═════ Given data ═════
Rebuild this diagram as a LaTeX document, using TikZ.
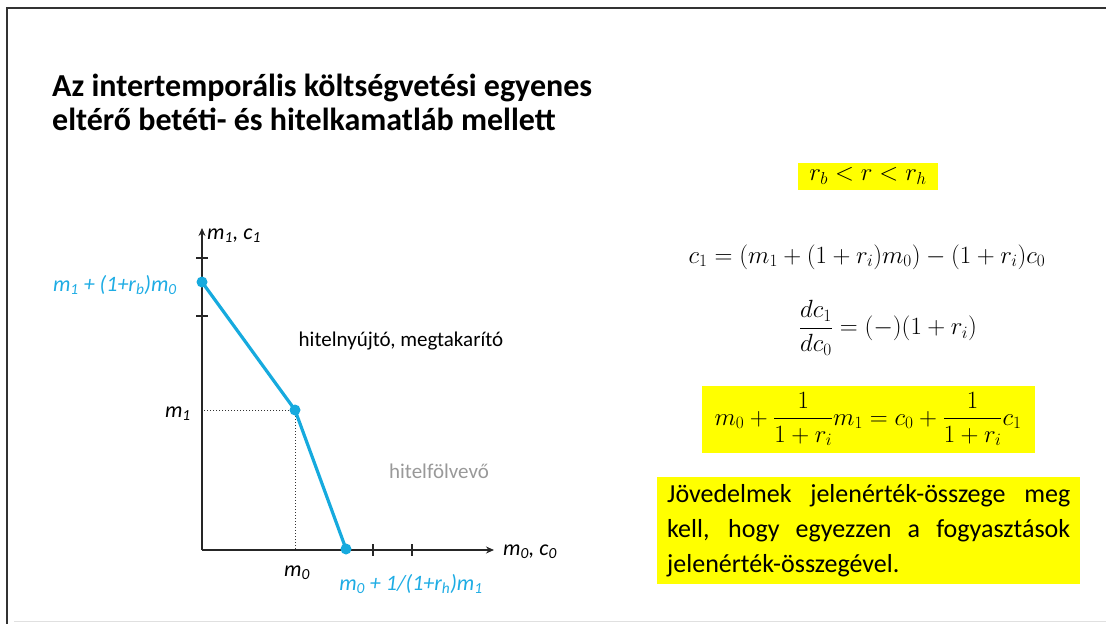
\documentclass[tikz,border=0pt]{standalone}
\usepackage{amsmath}
\usepackage{fontspec}
\setmainfont{Carlito}
\usetikzlibrary{arrows.meta}
\definecolor{sky}{RGB}{22,170,222}
\definecolor{skytext}{RGB}{30,172,228}
\definecolor{hl}{RGB}{255,255,0}
\definecolor{frame}{RGB}{50,50,50}
\begin{document}
\begin{tikzpicture}[x=1pt,y=-1pt,
  axis/.style={line width=1.6pt,draw=black!85},
  budget/.style={line width=3.2pt,draw=sky},
  dot/.style={circle,fill=sky,inner sep=0pt,minimum size=11pt},
  tick/.style={line width=1.3pt,draw=black!85},
  guide/.style={dotted,line width=1pt,draw=black!80},
  lab/.style={font=\fontsize{22}{24}\selectfont\itshape},
  bluelab/.style={lab,text=skytext},
  hlbox/.style={fill=hl,inner sep=0pt},
  mathtxt/.style={font=\fontsize{25}{30}\selectfont}]
\useasboundingbox (0,0) rectangle (1106,624);
% frame
\draw[frame,line width=2pt] (1106,8) -- (7,8) -- (7,624);
\draw[black!12,line width=1pt] (14,621) -- (1106,621);
% title
\node[anchor=base west,inner sep=0pt,font=\bfseries\fontsize{32}{38}\selectfont] (title1) at (52,96) {Az intertemporális költségvetési egyenes};
\node[anchor=base west,inner sep=0pt,font=\bfseries\fontsize{32}{38}\selectfont] (title2) at (52,130) {eltérő betéti- és hitelkamatláb mellett};
% axes
\coordinate (O) at (202,550);
\coordinate (ytop) at (202,228);
\coordinate (xend) at (494,550);
\draw[axis,-{Stealth[length=8pt,width=7pt]}] (O) -- (ytop);
\draw[axis,-{Stealth[length=8pt,width=7pt]}] (O) -- (xend);
% ticks
\draw[tick] (196,258) -- (208,258);
\draw[tick] (196,316) -- (208,316);
\draw[tick] (373,544) -- (373,556);
\draw[tick] (412,544) -- (412,556);
% points
\coordinate (A) at (202,282);
\coordinate (K) at (295,410);
\coordinate (B) at (346,549);
\draw[guide] (K) -- (K -| O);
\draw[guide] (K) -- (K |- O);
\draw[budget,line join=round] (A) -- (K) -- (B);
\node[dot] (dA) at (A) {};
\node[dot] (dK) at (K) {};
\node[dot] (dB) at (B) {};
% labels
\node[lab,anchor=west,inner sep=0pt] (ylab) at (207,236) {m\textsubscript{1}, c\textsubscript{1}};
\node[lab,anchor=west,inner sep=0pt] (xlab) at (503,552) {m\textsubscript{0}, c\textsubscript{0}};
\node[bluelab,anchor=east,inner sep=0pt] (alab) at (177,285) {m\textsubscript{1} + (1+r\textsubscript{b})m\textsubscript{0}};
\node[lab,anchor=east,inner sep=0pt] (m1lab) at (191,414) {m\textsubscript{1}};
\node[lab,inner sep=0pt] (m0lab) at (297,573) {m\textsubscript{0}};
\node[bluelab,inner sep=0pt] (blab) at (411,584) {m\textsubscript{0} + 1/(1+r\textsubscript{h})m\textsubscript{1}};
\node[font=\fontsize{21}{24}\selectfont,inner sep=0pt] (saver) at (401,341) {hitelnyújtó, megtakarító};
\node[font=\fontsize{21}{24}\selectfont,text=black!40,inner sep=0pt] (borrower) at (439,471) {hitelfölvevő};
% right side
\node[hlbox,mathtxt,minimum width=140pt,minimum height=27pt] (ineq) at (868,176) {$r_b < r < r_h$};
\node[mathtxt,inner sep=0pt] (eq1) at (867,257) {$c_1 = (m_1 + (1+r_i)m_0) - (1+r_i)c_0$};
\node[mathtxt,inner sep=0pt] (eq2) at (888,328) {$\dfrac{dc_1}{dc_0} = (-)(1+r_i)$};
\node[hlbox,mathtxt,minimum width=333pt,minimum height=67pt] (eq3) at (868,419) {$m_0 + \dfrac{1}{1+r_i}m_1 = c_0 + \dfrac{1}{1+r_i}c_1$};
\node[fill=hl,inner xsep=10pt,inner ysep=7pt,text width=403pt,align=justify,font=\fontsize{26}{35}\selectfont,anchor=north west] (note) at (657,477)
  {\hyphenpenalty=10000\exhyphenpenalty=10000 Jövedelmek jelenérték-összege meg\linebreak kell, hogy egyezzen a fogyasztások\linebreak jelenérték-összegével.};
\end{tikzpicture}
\end{document}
═════
Retype everything in the material word for word, minus pictures.

Rebuild this diagram as a LaTeX document, using TikZ.
\documentclass[tikz,border=0pt]{standalone}
\usepackage{amsmath}
\usepackage{fontspec}
\setmainfont{Carlito}
\usetikzlibrary{arrows.meta}
\definecolor{sky}{RGB}{22,170,222}
\definecolor{skytext}{RGB}{30,172,228}
\definecolor{hl}{RGB}{255,255,0}
\definecolor{frame}{RGB}{50,50,50}
\begin{document}
\begin{tikzpicture}[x=1pt,y=-1pt,
  axis/.style={line width=1.6pt,draw=black!85},
  budget/.style={line width=3.2pt,draw=sky},
  dot/.style={circle,fill=sky,inner sep=0pt,minimum size=11pt},
  tick/.style={line width=1.3pt,draw=black!85},
  guide/.style={dotted,line width=1pt,draw=black!80},
  lab/.style={font=\fontsize{22}{24}\selectfont\itshape},
  bluelab/.style={lab,text=skytext},
  hlbox/.style={fill=hl,inner sep=0pt},
  mathtxt/.style={font=\fontsize{25}{30}\selectfont}]
\useasboundingbox (0,0) rectangle (1106,624);
% frame
\draw[frame,line width=2pt] (1106,8) -- (7,8) -- (7,624);
\draw[black!12,line width=1pt] (14,621) -- (1106,621);
% title
\node[anchor=base west,inner sep=0pt,font=\bfseries\fontsize{32}{38}\selectfont] (title1) at (52,96) {Az intertemporális költségvetési egyenes};
\node[anchor=base west,inner sep=0pt,font=\bfseries\fontsize{32}{38}\selectfont] (title2) at (52,130) {eltérő betéti- és hitelkamatláb mellett};
% axes
\coordinate (O) at (202,550);
\coordinate (ytop) at (202,228);
\coordinate (xend) at (494,550);
\draw[axis,-{Stealth[length=8pt,width=7pt]}] (O) -- (ytop);
\draw[axis,-{Stealth[length=8pt,width=7pt]}] (O) -- (xend);
% ticks
\draw[tick] (196,258) -- (208,258);
\draw[tick] (196,316) -- (208,316);
\draw[tick] (373,544) -- (373,556);
\draw[tick] (412,544) -- (412,556);
% points
\coordinate (A) at (202,282);
\coordinate (K) at (295,410);
\coordinate (B) at (346,549);
\draw[guide] (K) -- (K -| O);
\draw[guide] (K) -- (K |- O);
\draw[budget,line join=round] (A) -- (K) -- (B);
\node[dot] (dA) at (A) {};
\node[dot] (dK) at (K) {};
\node[dot] (dB) at (B) {};
% labels
\node[lab,anchor=west,inner sep=0pt] (ylab) at (207,236) {m\textsubscript{1}, c\textsubscript{1}};
\node[lab,anchor=west,inner sep=0pt] (xlab) at (503,552) {m\textsubscript{0}, c\textsubscript{0}};
\node[bluelab,anchor=east,inner sep=0pt] (alab) at (177,285) {m\textsubscript{1} + (1+r\textsubscript{b})m\textsubscript{0}};
\node[lab,anchor=east,inner sep=0pt] (m1lab) at (191,414) {m\textsubscript{1}};
\node[lab,inner sep=0pt] (m0lab) at (297,573) {m\textsubscript{0}};
\node[bluelab,inner sep=0pt] (blab) at (411,584) {m\textsubscript{0} + 1/(1+r\textsubscript{h})m\textsubscript{1}};
\node[font=\fontsize{21}{24}\selectfont,inner sep=0pt] (saver) at (401,341) {hitelnyújtó, megtakarító};
\node[font=\fontsize{21}{24}\selectfont,text=black!40,inner sep=0pt] (borrower) at (439,471) {hitelfölvevő};
% right side
\node[hlbox,mathtxt,minimum width=140pt,minimum height=27pt] (ineq) at (868,176) {$r_b < r < r_h$};
\node[mathtxt,inner sep=0pt] (eq1) at (867,257) {$c_1 = (m_1 + (1+r_i)m_0) - (1+r_i)c_0$};
\node[mathtxt,inner sep=0pt] (eq2) at (888,328) {$\dfrac{dc_1}{dc_0} = (-)(1+r_i)$};
\node[hlbox,mathtxt,minimum width=333pt,minimum height=67pt] (eq3) at (868,419) {$m_0 + \dfrac{1}{1+r_i}m_1 = c_0 + \dfrac{1}{1+r_i}c_1$};
\node[fill=hl,inner xsep=10pt,inner ysep=7pt,text width=403pt,align=justify,font=\fontsize{26}{35}\selectfont,anchor=north west] (note) at (657,477)
  {\hyphenpenalty=10000\exhyphenpenalty=10000 Jövedelmek jelenérték-összege meg\linebreak kell, hogy egyezzen a fogyasztások\linebreak jelenérték-összegével.};
\end{tikzpicture}
\end{document}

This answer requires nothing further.